I'm sorry that the job is still so unsatisfying, and that so many others feel the same way--that *does* suggest that something is institutionally wrong, and that it therefore might not be going away anytime soon. On the other hand, you know with certainty that it isn't *you* (not that anyone here would have thought that it was!).

And I'm so glad that you're home! Being with R, in the city, and with a certain Mr. Dog must be wonderful indeed. Enjoy your break!

medieval woman said...

Oh Dearie, I'm so sorry the environment has proven to be toxic there. Do you feel better about realizing this, facing it, finally? Do you feel like your decisions about your future are a little more solid?

And I'm so happy you're home - pet Mr. K and give R my best!

((hugs))

Margaret said...

I am going to be very curious to see how all this develops over the next couple yrs, as I see my own situation as so analogous :) I'm glad you're able to enjoy Home City for awhile.

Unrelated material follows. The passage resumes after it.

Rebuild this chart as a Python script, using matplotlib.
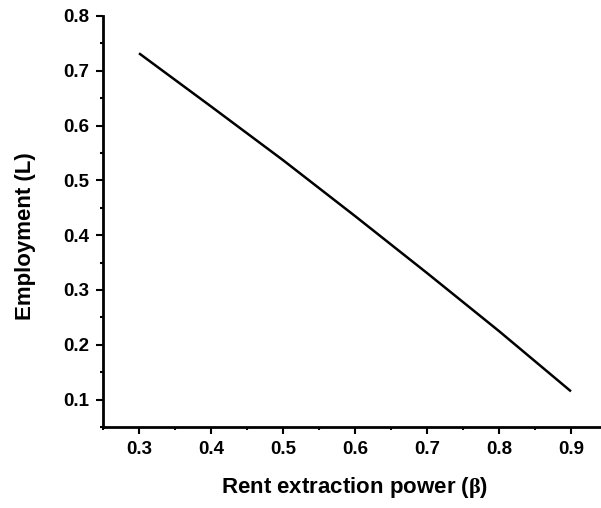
import numpy as np
import matplotlib
matplotlib.use('Agg')
import matplotlib.pyplot as plt
from matplotlib.ticker import MultipleLocator

# values
beta = [0.3, 0.4, 0.5, 0.6, 0.7, 0.8, 0.9]
employment = [0.732, 0.635, 0.537, 0.435, 0.331, 0.225, 0.115]

x_ticks = [0.3, 0.4, 0.5, 0.6, 0.7, 0.8, 0.9]
y_ticks = [0.1, 0.2, 0.3, 0.4, 0.5, 0.6, 0.7, 0.8]

plt.rcParams['font.family'] = ['Liberation Sans', 'DejaVu Sans']
plt.rcParams['font.weight'] = 'bold'
plt.rcParams['mathtext.fontset'] = 'custom'
plt.rcParams['mathtext.rm'] = 'Liberation Serif'

fig = plt.figure(figsize=(6.01, 5.08), dpi=100)
ax = fig.add_axes([103/601, 81/508, 720*0.7/601, 411/508])

ax.plot(beta, employment, color='black', linewidth=1.8, solid_capstyle='butt')

ax.set_xlim(0.25, 0.95)
ax.set_ylim(0.05, 0.8)
ax.set_xticks(x_ticks)
ax.set_yticks(y_ticks)
ax.xaxis.set_minor_locator(MultipleLocator(0.05))
ax.yaxis.set_minor_locator(MultipleLocator(0.05))
ax.set_xticklabels(['%.1f' % v for v in x_ticks])
ax.set_yticklabels(['%.1f' % v for v in y_ticks])

for side in ['top', 'right']:
    ax.spines[side].set_visible(False)
for side in ['left', 'bottom']:
    ax.spines[side].set_linewidth(2.0)

ax.tick_params(which='major', direction='out', length=5, width=1.5, labelsize=13.5, pad=5)
ax.tick_params(which='minor', direction='out', length=2.5, width=1.5)
for lab in ax.get_xticklabels() + ax.get_yticklabels():
    lab.set_fontweight('bold')

ax.set_xlabel(r'Rent extraction power ($\mathrm{\beta}$)', fontsize=16, fontweight='bold', labelpad=12)
ax.set_ylabel('Employment (L)', fontsize=16, fontweight='bold')
ax.yaxis.set_label_coords(-0.133, 0.465)

fig.savefig('out.png', dpi=100)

And Mr K too!!

Hilaire said...

Hmmm. I replied yesterday and i thought my comment was saved, but I guess not.

Maude - I'm glad it helped. Last year when I was agonizing over the job offer, it helped a lot to hear a couple of bloggers tell me it was okay to turn down a tenure-track job.

Psychgrad - They're actually not in my department. Not even in my faculty, actually. And i know of people in a third faculty who are as upset. So it does seem endemic to the institution as a whole. As for the in-class thing, that's an interesting question. It's quite possible that my negative attitude has found its way into the classroom somehow, and is being reflected back to me by my students. I have to be very careful.

Anon and Kermit - yes, that's it exacrly. I do think I'll be able to rest easier now that I've realized this.

Anon - Hope you have a wonderful time with your furry friend in Home city!!


MW and Heu Mihi - Thanks. I do feel better and more clear about my future now, MW. Definitely very much so. I know I won't be there. That's something, at least.

Maggie - Yes, analogy! Well, you know I'll keep you posted on all of this, in more ways than one!

Earnest English said...

I don't know what to say, Hilaire. Oh yes I do.

{{{{{{{{{Hilaire}}}}}}}}}

Rest easy for a while. Enjoy the wagging, the love, the familiarity, being able to work. I'm thinking of you.